__Available data__.
╔══

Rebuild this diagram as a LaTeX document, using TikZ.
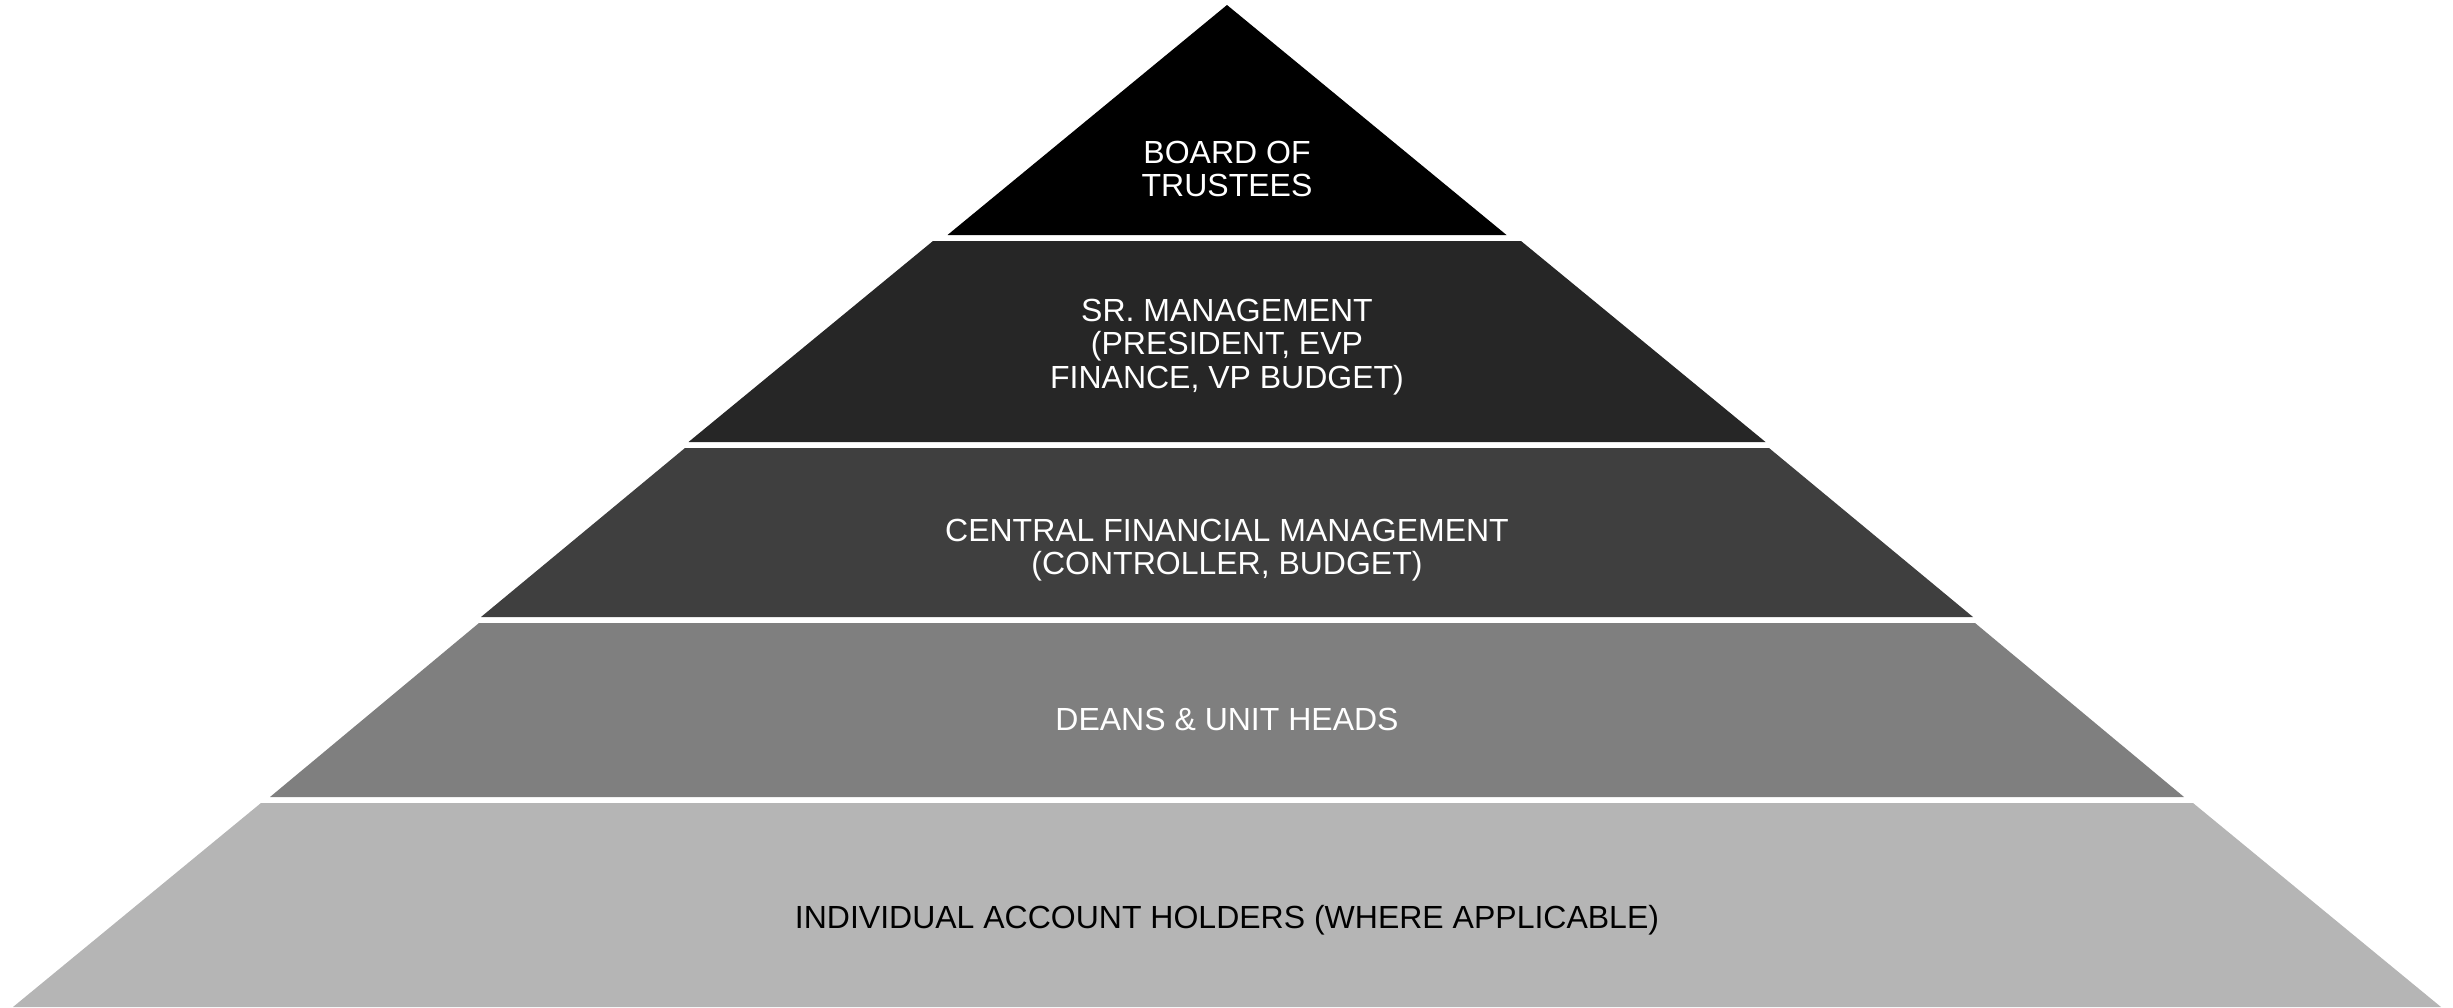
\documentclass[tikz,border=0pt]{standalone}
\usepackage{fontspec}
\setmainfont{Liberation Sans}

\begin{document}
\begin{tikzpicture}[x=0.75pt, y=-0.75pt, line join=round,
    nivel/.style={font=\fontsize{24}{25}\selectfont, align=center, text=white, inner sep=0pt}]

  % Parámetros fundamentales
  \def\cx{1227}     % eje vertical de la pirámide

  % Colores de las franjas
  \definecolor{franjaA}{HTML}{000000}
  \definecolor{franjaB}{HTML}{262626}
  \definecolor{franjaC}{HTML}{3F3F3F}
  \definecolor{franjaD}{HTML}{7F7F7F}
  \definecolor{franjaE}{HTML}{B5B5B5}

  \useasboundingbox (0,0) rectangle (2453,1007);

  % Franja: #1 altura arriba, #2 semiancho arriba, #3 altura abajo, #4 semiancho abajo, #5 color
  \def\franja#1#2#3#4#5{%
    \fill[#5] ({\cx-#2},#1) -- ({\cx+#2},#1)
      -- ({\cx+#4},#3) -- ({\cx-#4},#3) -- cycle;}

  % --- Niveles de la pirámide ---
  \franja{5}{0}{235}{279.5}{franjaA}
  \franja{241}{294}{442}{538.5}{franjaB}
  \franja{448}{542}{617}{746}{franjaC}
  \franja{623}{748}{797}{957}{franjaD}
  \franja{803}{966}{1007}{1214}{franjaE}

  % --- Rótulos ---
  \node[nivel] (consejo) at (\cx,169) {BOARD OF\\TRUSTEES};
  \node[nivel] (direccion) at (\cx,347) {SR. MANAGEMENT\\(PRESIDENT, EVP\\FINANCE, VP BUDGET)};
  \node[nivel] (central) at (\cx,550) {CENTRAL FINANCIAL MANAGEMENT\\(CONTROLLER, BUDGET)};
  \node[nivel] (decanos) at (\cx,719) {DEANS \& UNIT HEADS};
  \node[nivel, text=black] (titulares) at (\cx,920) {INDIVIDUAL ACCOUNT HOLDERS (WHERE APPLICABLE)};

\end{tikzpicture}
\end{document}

╚══

__What the task asks__. Copy the material above in full and exactly, skipping pictures.

__Completed task__.
Rebuild this diagram as a LaTeX document, using TikZ.
\documentclass[tikz,border=0pt]{standalone}
\usepackage{fontspec}
\setmainfont{Liberation Sans}

\begin{document}
\begin{tikzpicture}[x=0.75pt, y=-0.75pt, line join=round,
    nivel/.style={font=\fontsize{24}{25}\selectfont, align=center, text=white, inner sep=0pt}]

  % Parámetros fundamentales
  \def\cx{1227}     % eje vertical de la pirámide

  % Colores de las franjas
  \definecolor{franjaA}{HTML}{000000}
  \definecolor{franjaB}{HTML}{262626}
  \definecolor{franjaC}{HTML}{3F3F3F}
  \definecolor{franjaD}{HTML}{7F7F7F}
  \definecolor{franjaE}{HTML}{B5B5B5}

  \useasboundingbox (0,0) rectangle (2453,1007);

  % Franja: #1 altura arriba, #2 semiancho arriba, #3 altura abajo, #4 semiancho abajo, #5 color
  \def\franja#1#2#3#4#5{%
    \fill[#5] ({\cx-#2},#1) -- ({\cx+#2},#1)
      -- ({\cx+#4},#3) -- ({\cx-#4},#3) -- cycle;}

  % --- Niveles de la pirámide ---
  \franja{5}{0}{235}{279.5}{franjaA}
  \franja{241}{294}{442}{538.5}{franjaB}
  \franja{448}{542}{617}{746}{franjaC}
  \franja{623}{748}{797}{957}{franjaD}
  \franja{803}{966}{1007}{1214}{franjaE}

  % --- Rótulos ---
  \node[nivel] (consejo) at (\cx,169) {BOARD OF\\TRUSTEES};
  \node[nivel] (direccion) at (\cx,347) {SR. MANAGEMENT\\(PRESIDENT, EVP\\FINANCE, VP BUDGET)};
  \node[nivel] (central) at (\cx,550) {CENTRAL FINANCIAL MANAGEMENT\\(CONTROLLER, BUDGET)};
  \node[nivel] (decanos) at (\cx,719) {DEANS \& UNIT HEADS};
  \node[nivel, text=black] (titulares) at (\cx,920) {INDIVIDUAL ACCOUNT HOLDERS (WHERE APPLICABLE)};

\end{tikzpicture}
\end{document}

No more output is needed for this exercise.